>> START Extracted data

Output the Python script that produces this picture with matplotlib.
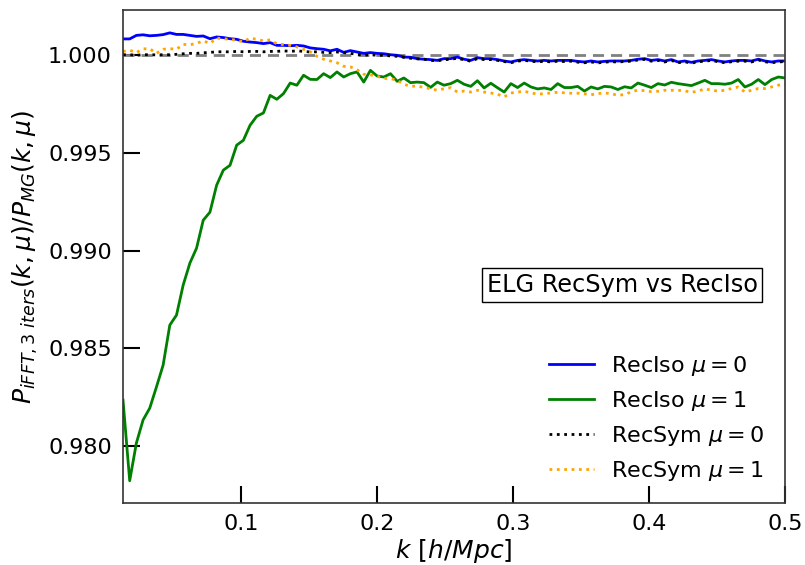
import numpy as np
import matplotlib
matplotlib.use("Agg")
import matplotlib.pyplot as plt
from matplotlib.ticker import FormatStrFormatter

k = np.linspace(0.0132, 0.5, 100)

reciso_mu0 = [
    1.00084, 1.00084, 1.00102, 1.00105, 1.00100, 1.00102, 1.00106, 1.00115, 1.00107, 1.00107,
    1.00102, 1.00097, 1.00099, 1.00085, 1.00094, 1.00091, 1.00085, 1.00082, 1.00072, 1.00068,
    1.00065, 1.00060, 1.00065, 1.00051, 1.00051, 1.00049, 1.00051, 1.00048, 1.00038, 1.00034,
    1.00031, 1.00023, 1.00031, 1.00015, 1.00024, 1.00017, 1.00010, 1.00014, 1.00010, 1.00008,
    1.00003, 1.00000, 0.99991, 0.99990, 0.99983, 0.99980, 0.99978, 0.99974, 0.99983, 0.99983,
    0.99991, 0.99980, 0.99974, 0.99988, 0.99983, 0.99983, 0.99978, 0.99971, 0.99966, 0.99974,
    0.99978, 0.99974, 0.99971, 0.99974, 0.99971, 0.99974, 0.99974, 0.99974, 0.99969, 0.99966,
    0.99971, 0.99966, 0.99969, 0.99971, 0.99971, 0.99971, 0.99974, 0.99980, 0.99983, 0.99974,
    0.99978, 0.99971, 0.99978, 0.99966, 0.99971, 0.99964, 0.99971, 0.99974, 0.99978, 0.99971,
    0.99966, 0.99971, 0.99974, 0.99974, 0.99971, 0.99980, 0.99971, 0.99966, 0.99971, 0.99971,
]

reciso_mu1 = [
    0.98235, 0.97822, 0.98015, 0.98133, 0.98194, 0.98302, 0.98414, 0.98619, 0.98670, 0.98824,
    0.98936, 0.99013, 0.99156, 0.99197, 0.99335, 0.99412, 0.99437, 0.99540, 0.99565, 0.99642,
    0.99688, 0.99705, 0.99795, 0.99775, 0.99804, 0.99858, 0.99847, 0.99898, 0.99877, 0.99876,
    0.99906, 0.99886, 0.99915, 0.99889, 0.99906, 0.99915, 0.99863, 0.99923, 0.99894, 0.99889,
    0.99906, 0.99867, 0.99884, 0.99860, 0.99863, 0.99860, 0.99836, 0.99863, 0.99847, 0.99855,
    0.99872, 0.99852, 0.99841, 0.99870, 0.99833, 0.99857, 0.99834, 0.99812, 0.99855, 0.99835,
    0.99858, 0.99838, 0.99828, 0.99833, 0.99825, 0.99855, 0.99835, 0.99835, 0.99841, 0.99817,
    0.99838, 0.99828, 0.99841, 0.99838, 0.99825, 0.99839, 0.99833, 0.99858, 0.99847, 0.99835,
    0.99855, 0.99848, 0.99862, 0.99855, 0.99850, 0.99845, 0.99858, 0.99872, 0.99855, 0.99855,
    0.99852, 0.99858, 0.99876, 0.99838, 0.99852, 0.99876, 0.99850, 0.99876, 0.99889, 0.99884,
]

recsym_mu0 = [
    1.00003, 1.00003, 1.00000, 1.00003, 1.00003, 1.00002, 1.00003, 1.00003, 1.00005, 1.00008,
    1.00010, 1.00010, 1.00013, 1.00015, 1.00018, 1.00018, 1.00018, 1.00020, 1.00018, 1.00020,
    1.00020, 1.00018, 1.00020, 1.00020, 1.00023, 1.00020, 1.00023, 1.00020, 1.00017, 1.00018,
    1.00015, 1.00014, 1.00017, 1.00014, 1.00010, 1.00005, 1.00000, 1.00003, 1.00000, 1.00000,
    0.99997, 0.99995, 0.99990, 0.99985, 0.99982, 0.99980, 0.99974, 0.99972, 0.99977, 0.99980,
    0.99985, 0.99977, 0.99970, 0.99983, 0.99978, 0.99978, 0.99974, 0.99968, 0.99962, 0.99970,
    0.99974, 0.99970, 0.99966, 0.99970, 0.99966, 0.99970, 0.99968, 0.99970, 0.99965, 0.99962,
    0.99966, 0.99961, 0.99965, 0.99967, 0.99966, 0.99968, 0.99970, 0.99976, 0.99979, 0.99970,
    0.99974, 0.99966, 0.99974, 0.99962, 0.99967, 0.99960, 0.99967, 0.99970, 0.99974, 0.99967,
    0.99962, 0.99967, 0.99970, 0.99970, 0.99966, 0.99976, 0.99967, 0.99962, 0.99966, 0.99968,
]

recsym_mu1 = [
    1.00020, 1.00026, 1.00014, 1.00033, 1.00034, 1.00010, 1.00031, 1.00034, 1.00031, 1.00056,
    1.00054, 1.00061, 1.00074, 1.00061, 1.00088, 1.00085, 1.00082, 1.00077, 1.00069, 1.00088,
    1.00082, 1.00074, 1.00079, 1.00059, 1.00055, 1.00051, 1.00043, 1.00031, 1.00018, 0.99995,
    0.99980, 0.99971, 0.99962, 0.99944, 0.99941, 0.99926, 0.99903, 0.99900, 0.99893, 0.99882,
    0.99881, 0.99872, 0.99852, 0.99841, 0.99843, 0.99835, 0.99829, 0.99821, 0.99829, 0.99834,
    0.99812, 0.99817, 0.99812, 0.99821, 0.99812, 0.99807, 0.99801, 0.99787, 0.99807, 0.99812,
    0.99816, 0.99808, 0.99801, 0.99804, 0.99807, 0.99811, 0.99808, 0.99806, 0.99806, 0.99803,
    0.99798, 0.99804, 0.99807, 0.99804, 0.99795, 0.99799, 0.99813, 0.99822, 0.99819, 0.99814,
    0.99816, 0.99821, 0.99821, 0.99821, 0.99818, 0.99811, 0.99816, 0.99829, 0.99821, 0.99817,
    0.99821, 0.99830, 0.99838, 0.99812, 0.99821, 0.99830, 0.99830, 0.99838, 0.99847, 0.99855,
]

xticks = [0.1, 0.2, 0.3, 0.4, 0.5]
yticks = [0.980, 0.985, 0.990, 0.995, 1.000]

fig = plt.figure(figsize=(8.05, 5.65), dpi=100)
ax = fig.add_axes([0.1528, 0.1097, 0.8224, 0.8726])

ax.axhline(1.0, color="gray", ls="--", lw=2, dashes=(4, 2.5))
ax.plot(k, reciso_mu0, color="blue", lw=2, label=r"RecIso $\mu = 0$")
ax.plot(k, reciso_mu1, color="green", lw=2, label=r"RecIso $\mu = 1$")
ax.plot(k, recsym_mu0, color="black", lw=2, ls=":", label=r"RecSym $\mu = 0$")
ax.plot(k, recsym_mu1, color="orange", lw=2, ls=":", label=r"RecSym $\mu = 1$")

ax.set_xlim(0.0132, 0.5)
ax.set_ylim(0.97708, 1.00232)
ax.set_xticks(xticks)
ax.set_yticks(yticks)
ax.yaxis.set_major_formatter(FormatStrFormatter("%.3f"))
ax.xaxis.set_major_formatter(FormatStrFormatter("%.1f"))
ax.tick_params(direction="in", length=12, width=1.5, labelsize=16, pad=8)
for s in ax.spines.values():
    s.set_linewidth(1.2)
    s.set_color("#333333")

ax.set_xlabel(r"$k\ [h/Mpc]$", fontsize=18, labelpad=2)
ax.set_ylabel(r"$P_{iFFT,3\ iters}(k,\mu)/P_{MG}(k,\mu)$", fontsize=18, labelpad=6)

ax.text(0.754, 0.442, "ELG RecSym vs RecIso", transform=ax.transAxes, fontsize=17.3,
        ha="center", va="center",
        bbox=dict(facecolor="white", edgecolor="black", boxstyle="square,pad=0.2"))

ax.legend(loc="lower right", frameon=False, fontsize=16)

fig.savefig("out.png", dpi=100)
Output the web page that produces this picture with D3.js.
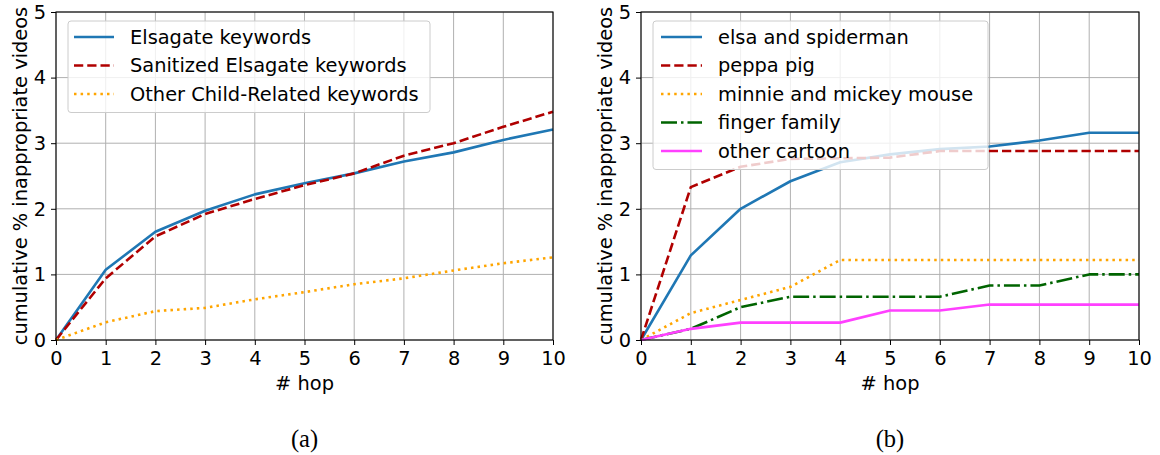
<!DOCTYPE html>
<html>
<head>
<meta charset="utf-8">
<script src="https://cdn.jsdelivr.net/npm/d3@7"></script>
<style>
  html, body { margin: 0; padding: 0; background: #fff; }
  svg { display: block; }
  text { font-family: "DejaVu Sans", sans-serif; }
  text.caption { font-family: "Liberation Serif", "Times New Roman", serif; }
</style>
</head>
<body>
<svg id="chart" width="1160" height="455"></svg>
<script>
// ---------- data ----------
const hops = [0, 1, 2, 3, 4, 5, 6, 7, 8, 9, 10];
const xTicks = [0, 1, 2, 3, 4, 5, 6, 7, 8, 9, 10];
const yTicks = [0, 1, 2, 3, 4, 5];

// panel (a)
const elsagate      = [0, 1.07, 1.65, 1.97, 2.22, 2.39, 2.54, 2.72, 2.86, 3.05, 3.21];
const sanitized     = [0, 0.94, 1.58, 1.92, 2.15, 2.36, 2.54, 2.81, 3.00, 3.25, 3.48];
const otherChild    = [0, 0.27, 0.44, 0.49, 0.62, 0.73, 0.85, 0.94, 1.06, 1.17, 1.26];

// panel (b)
const elsaSpiderman = [0, 1.29, 2.00, 2.42, 2.71, 2.83, 2.91, 2.95, 3.04, 3.16, 3.16];
const peppaPig      = [0, 2.33, 2.64, 2.76, 2.77, 2.78, 2.88, 2.88, 2.88, 2.88, 2.88];
const minnieMickey  = [0, 0.41, 0.61, 0.81, 1.22, 1.22, 1.22, 1.22, 1.22, 1.22, 1.22];
const fingerFamily  = [0, 0.17, 0.50, 0.66, 0.66, 0.66, 0.66, 0.83, 0.83, 1.00, 1.00];
const otherCartoon  = [0, 0.17, 0.265, 0.265, 0.265, 0.45, 0.45, 0.54, 0.54, 0.54, 0.54];

const seriesA = [
  { name: "Elsagate keywords", values: elsagate, color: "#1f77b4", dash: null },
  { name: "Sanitized Elsagate keywords", values: sanitized, color: "#b00000", dash: "9.25,4" },
  { name: "Other Child-Related keywords", values: otherChild, color: "#ffa500", dash: "2.5,4.1" }
];
const seriesB = [
  { name: "elsa and spiderman", values: elsaSpiderman, color: "#1f77b4", dash: null },
  { name: "peppa pig", values: peppaPig, color: "#b00000", dash: "9.25,4" },
  { name: "minnie and mickey mouse", values: minnieMickey, color: "#ffa500", dash: "2.5,4.1" },
  { name: "finger family", values: fingerFamily, color: "#006400", dash: "16,4,2.5,4" },
  { name: "other cartoon", values: otherCartoon, color: "#ff40ff", dash: null }
];

const svg = d3.select("#chart");
const FS = 19.4;

function panel(opts) {
  const { left, right, top, bottom, series, caption, legendW, yLabelX, legendLine, legendText } = opts;
  const x = d3.scaleLinear().domain([0, 10]).range([left, right]);
  const y = d3.scaleLinear().domain([0, 5]).range([bottom, top]);
  const g = svg.append("g");

  // grid
  g.append("g").selectAll("line").data(xTicks).join("line")
    .attr("x1", d => x(d)).attr("x2", d => x(d))
    .attr("y1", top).attr("y2", bottom)
    .attr("stroke", "#b0b0b0").attr("stroke-width", 1);
  g.append("g").selectAll("line").data(yTicks).join("line")
    .attr("x1", left).attr("x2", right)
    .attr("y1", d => y(d)).attr("y2", d => y(d))
    .attr("stroke", "#b0b0b0").attr("stroke-width", 1);

  // lines
  const line = d3.line().x((d, i) => x(hops[i])).y(d => y(d));
  series.forEach(s => {
    g.append("path").datum(s.values)
      .attr("d", line)
      .attr("fill", "none")
      .attr("stroke", s.color)
      .attr("stroke-width", 2.6)
      .attr("stroke-linejoin", "round")
      .attr("stroke-dasharray", s.dash);
  });

  // axes
  const xAxis = d3.axisBottom(x).tickValues(xTicks).tickSize(5).tickPadding(6).tickFormat(d3.format("d"));
  const yAxis = d3.axisLeft(y).tickValues(yTicks).tickSize(5).tickPadding(5).tickFormat(d3.format("d"));
  const gx = g.append("g").attr("transform", `translate(0,${bottom})`).call(xAxis);
  const gy = g.append("g").attr("transform", `translate(${left},0)`).call(yAxis);
  [gx, gy].forEach(a => {
    a.select(".domain").remove();
    a.selectAll("line").attr("stroke", "#000").attr("stroke-width", 1);
    a.selectAll("text").attr("font-size", FS).attr("fill", "#000");
  });

  // frame
  g.append("rect").attr("x", left).attr("y", top)
    .attr("width", right - left).attr("height", bottom - top)
    .attr("fill", "none").attr("stroke", "#000").attr("stroke-width", 1.1);

  // axis labels
  g.append("text").attr("x", (left + right) / 2).attr("y", 390)
    .attr("text-anchor", "middle").attr("font-size", FS).text("# hop");
  g.append("text")
    .attr("transform", `translate(${yLabelX},${(top + bottom) / 2}) rotate(-90)`)
    .attr("text-anchor", "middle")
    .attr("font-size", FS).text("cumulative % inappropriate videos");

  // caption
  g.append("text").attr("class", "caption")
    .attr("x", (left + right) / 2).attr("y", 447)
    .attr("text-anchor", "middle").attr("font-size", 24.5)
    .text(caption);

  // legend
  const lx = left + 12, ly = top + 9, rowH = 28.5;
  const lh = series.length * rowH + 6;
  const lg = g.append("g");
  lg.append("rect").attr("x", lx).attr("y", ly)
    .attr("width", legendW).attr("height", lh)
    .attr("rx", 3).attr("ry", 3)
    .attr("fill", "#fff").attr("fill-opacity", 0.8)
    .attr("stroke", "#cccccc").attr("stroke-width", 1);
  series.forEach((s, i) => {
    const cy = ly + 16 + i * rowH;
    lg.append("line").attr("x1", lx + legendLine[0]).attr("x2", lx + legendLine[1])
      .attr("y1", cy).attr("y2", cy)
      .attr("stroke", s.color).attr("stroke-width", 2.6)
      .attr("stroke-dasharray", s.dash);
    lg.append("text").attr("x", lx + legendText).attr("y", cy)
      .attr("dominant-baseline", "central")
      .attr("font-size", FS).text(s.name);
  });
}

panel({ left: 56, right: 553, top: 12, bottom: 340, series: seriesA, caption: "(a)",
        legendW: 362, yLabelX: 27, legendLine: [6, 46], legendText: 62 });
panel({ left: 641, right: 1139, top: 12, bottom: 340, series: seriesB, caption: "(b)",
        legendW: 335, yLabelX: 612, legendLine: [8, 49], legendText: 65 });
</script>
</body>
</html>
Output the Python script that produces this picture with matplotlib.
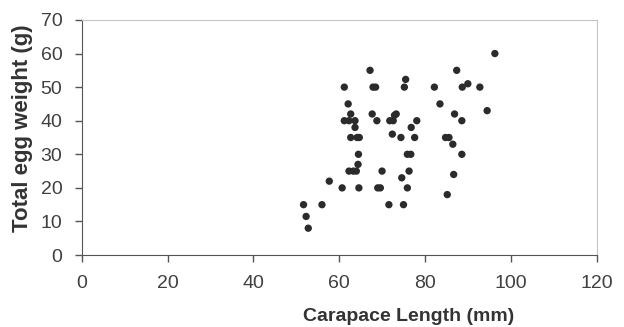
import matplotlib
matplotlib.use("Agg")
import matplotlib.pyplot as plt

plt.rcParams['font.family'] = ['Liberation Sans', 'DejaVu Sans']

# carapace length (mm)
length = [51.7, 52.3, 52.8, 56.0, 57.7, 60.7, 61.2, 61.2, 62.1, 62.3,
          62.7, 62.7, 62.3, 63.3, 63.7, 63.7, 64.0, 64.2, 64.7, 64.5,
          64.4, 64.6, 67.2, 67.7, 67.9, 68.5, 68.8, 69.0, 69.6, 70.0,
          71.6, 71.8, 72.4, 72.6, 72.9, 73.3, 74.4, 74.6, 75.0, 75.2,
          75.5, 75.9, 75.9, 76.7, 76.3, 76.8, 77.6, 78.1, 82.2, 83.5,
          84.8, 85.6, 85.2, 86.5, 86.7, 86.9, 87.4, 88.6, 88.6, 88.7,
          90.0, 92.8, 94.5, 96.3]
# total egg weight (g)
weight = [15, 11.5, 8, 15, 22, 20, 50, 40, 45, 40,
          42, 35, 25, 25, 40, 38, 25, 35, 35, 30,
          27, 20, 55, 42, 50, 50, 40, 20, 20, 25,
          15, 40, 36, 40, 41.6, 42, 35, 23, 15, 50,
          52.3, 20, 30, 30, 25, 38, 35, 40, 50, 45,
          35, 35, 18, 33, 24, 42, 55, 30, 40, 50,
          51, 50, 43, 60]

fig = plt.figure(figsize=(6.24, 3.27), dpi=100)
ax = fig.add_axes([0.131, 0.220, 0.825, 0.719])

ax.scatter(length, weight, s=28, color='#2b2b2b', edgecolors='none', zorder=3)

ax.set_xlim(0, 120)
ax.set_ylim(0, 70)
ax.set_xticks(range(0, 121, 20))
ax.set_yticks(range(0, 71, 10))

for side in ['left', 'bottom']:
    ax.spines[side].set_color('#555555')
for side in ['right', 'top']:
    ax.spines[side].set_color('#c4c4c4')
    ax.spines[side].set_linewidth(0.8)

ax.tick_params(axis='both', labelsize=14, colors='#555555', labelcolor='#404040',
               length=5, width=1, direction='out')
ax.tick_params(axis='x', pad=9)
ax.tick_params(axis='y', pad=9)

ax.set_xlabel('Carapace Length (mm)', fontsize=14, fontweight='bold', color='#333333')
ax.set_ylabel('Total egg weight (g)', fontsize=16, fontweight='bold', color='#333333')
ax.xaxis.set_label_coords(0.635, -0.225)
ax.yaxis.set_label_coords(-0.095, 0.54)

fig.savefig('out.png', dpi=100)
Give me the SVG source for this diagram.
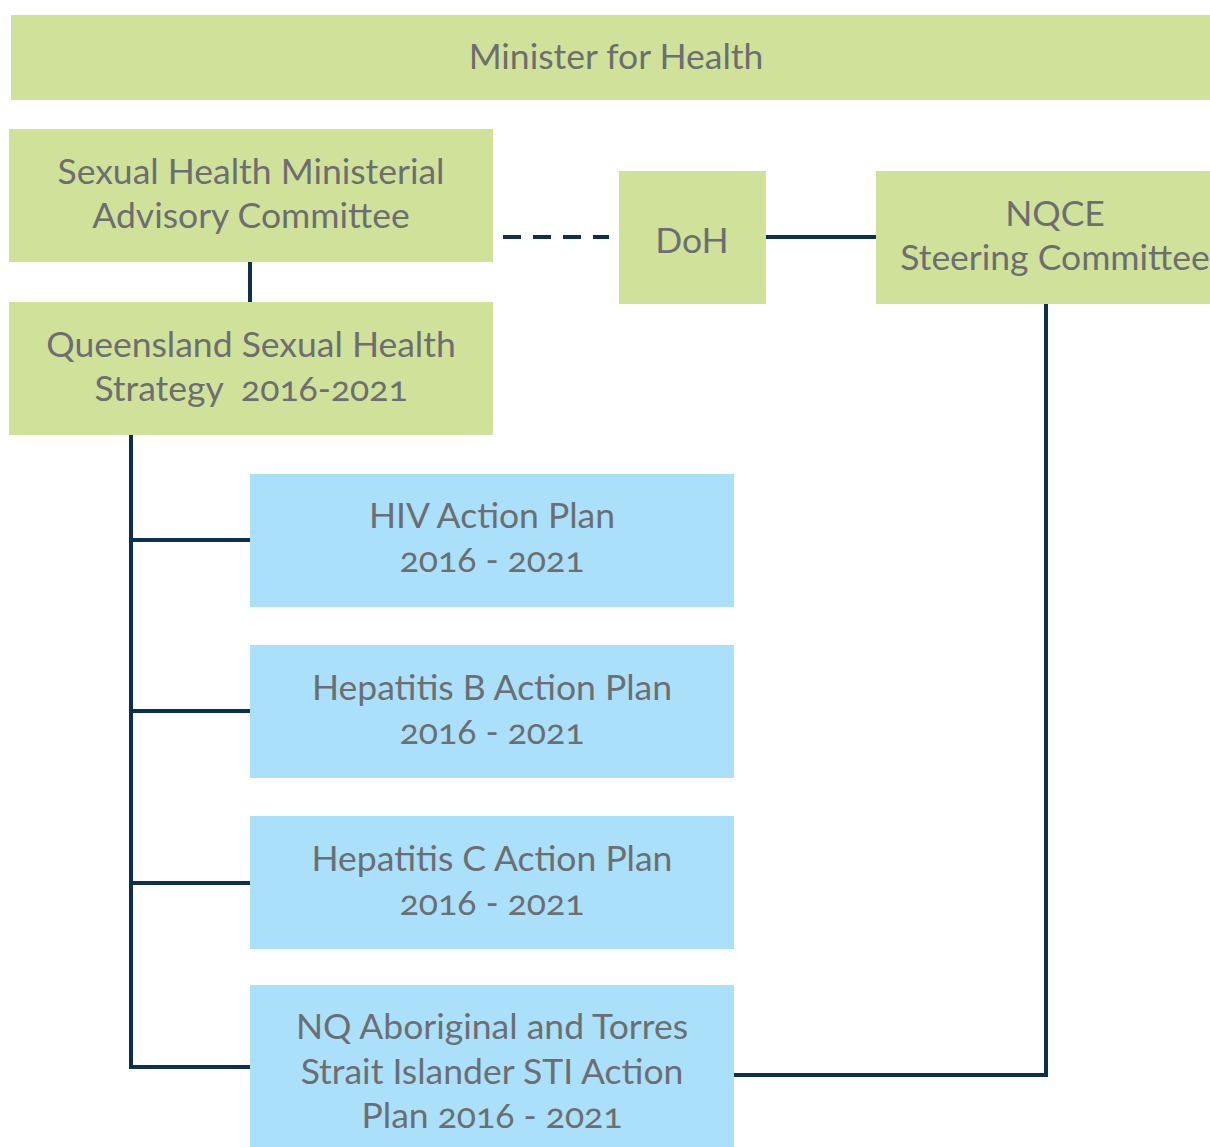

>> END Extracted data

Exercise brief. From the top of the listing above, repeat each line exactly until you reach the line containing "k = np.linspace(0.0132, 0.5, 100)", and repeat that one too. Leave the pictures out.

Reply to the task.
Output the Python script that produces this picture with matplotlib.
import numpy as np
import matplotlib
matplotlib.use("Agg")
import matplotlib.pyplot as plt
from matplotlib.ticker import FormatStrFormatter

k = np.linspace(0.0132, 0.5, 100)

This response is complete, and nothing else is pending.